3. Gerundives and Absolutives

1. Verbal Adjectives are those which are not assimilated to the verbal system of Tense and Voice. Those which indicate need or possibility are called Gerundives.

NOTE. Verbal Adjectives and Adjectives cannot be easily differentiated.

2. While the same suffixes as for the Passive Participles are found, -to-, -no-, -mo-, there are two forms especially identified with the Gerundive:

a. In -lo or -li are found in arm., toc., and lat. As in bherelo-, ghabhili- (cf. able, from lat. habilis), etc.

b. In -io (which is also a common lengthening to differentiate adjectives) is sometimes a gerundive of obligation, as well as -tu-, -ti-, -ndho; as, dhrsio, visible; gnotinos, that has to be known; seqondhos, second, that has to follow; gnaskendhos, that has to be born; etc.

3. There are also some adverbial, not inflected forms usually called Absolutives or Gerunds. They are usually derived from the Gerundive, and are therefore built in our system with the indeclinable Gerundive Stem.

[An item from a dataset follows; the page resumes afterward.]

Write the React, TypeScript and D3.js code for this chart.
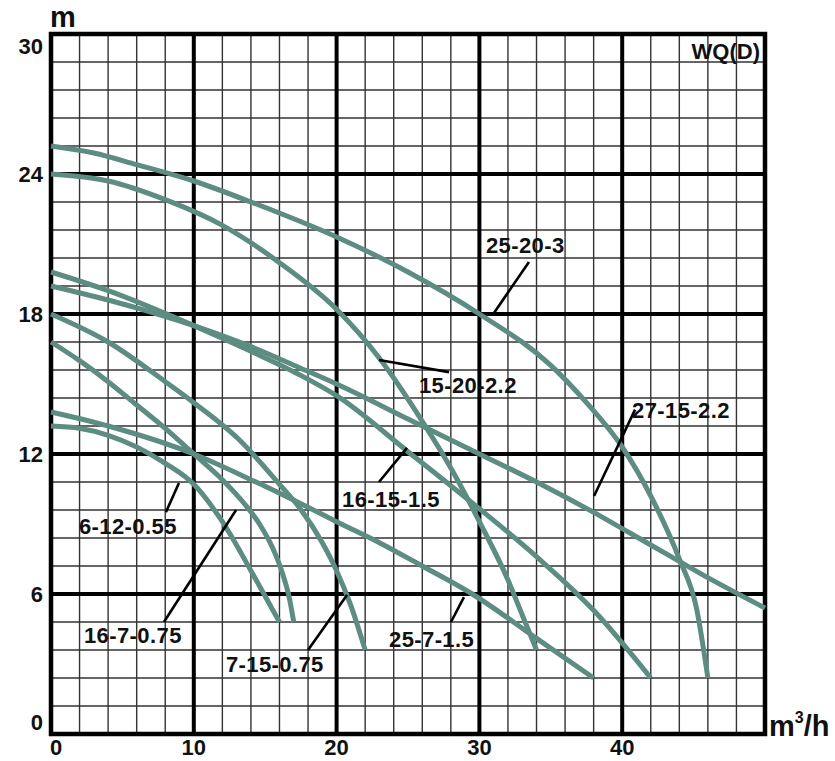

NOTE. This is obviously an extension of our modern Infinitive system, in which we use a non-inflected verbal root or stem for the infinitive (when it is inflected, it is a verbal noun); in this case, we use as the Gerund an indeclinable verbal adjective, the stem of the Gerundive, the declinable verbal adjective.

They are verbal nouns, corresponding in meaning to the English verbal noun in -ing: as, kausa werelo, for the sake of speaking.